Situações em que seus dados pessoais estão vulneráveis: 
 
– Quando você cria um perfil em um aplicativo de conteúdo, como e-mails gratuitos e redes sociais, automaticamente o autoriza a ter acesso aos passos que você dá. Por meio de mensagens, termos pesquisados e assuntos mais acessados, esses aplicativos usam suas preferências para te direcionar publicidade específica e podem repassar um perfil sobre você a empresas, que vão te mandar propagandas, mesmo sem você pedir. 
 
– Quando você faz um cadastro em uma loja, por exemplo, ou o atendente verifica se você está com o nome sujo na praça. Muitas empresas trocam essas informações, e hoje é possível, inclusive, comprar um pacote com dados de pessoas em feiras ou pela internet. É por isso, por exemplo, que você recebe ligações ou e-mails de alguém te oferecendo um produto que você nunca procurou. 
 
– Hoje em dia, academias, prédios, condomínios e bancos coletam digitais (sistema biométrico) para cadastro de usuários, mas não há regras sobre essa utilização.

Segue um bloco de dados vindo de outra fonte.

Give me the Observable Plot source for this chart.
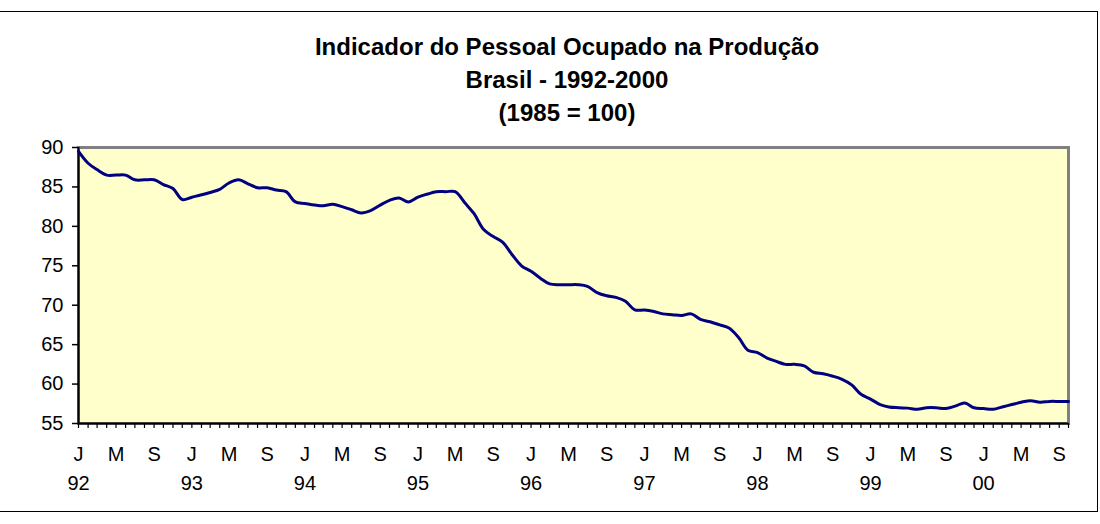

Portanto, não se sabe como e onde esses dados são armazenados e nada impede que a empresa os repasse. 
 
– Enquanto a Agência de Segurança Nacional (NSA) dos Estados Unidos espionava governos mundo afora, a Agência Brasileira de Inteligência (Abin) admitiu, em agosto deste ano, que monitora cidadãos brasileiros pelas redes sociais, sem especificar em que situação o faz e com que objetivo. 
 
– Ficou comprovado que, quando registrou imagens dos endereços para compor a ferramenta Street View, o Google capturou, inclusive no Brasil, dados pessoais e senhas de cidadãos que estavam pelo caminho, por meio das redes wi-fi. Na última semana, após pedido do Instituto Brasileiro de Política e Direito da Informática (IBDI), a Justiça de Brasília solicitou ao Google essas informações coletadas e detalhes de como elas são armazenadas.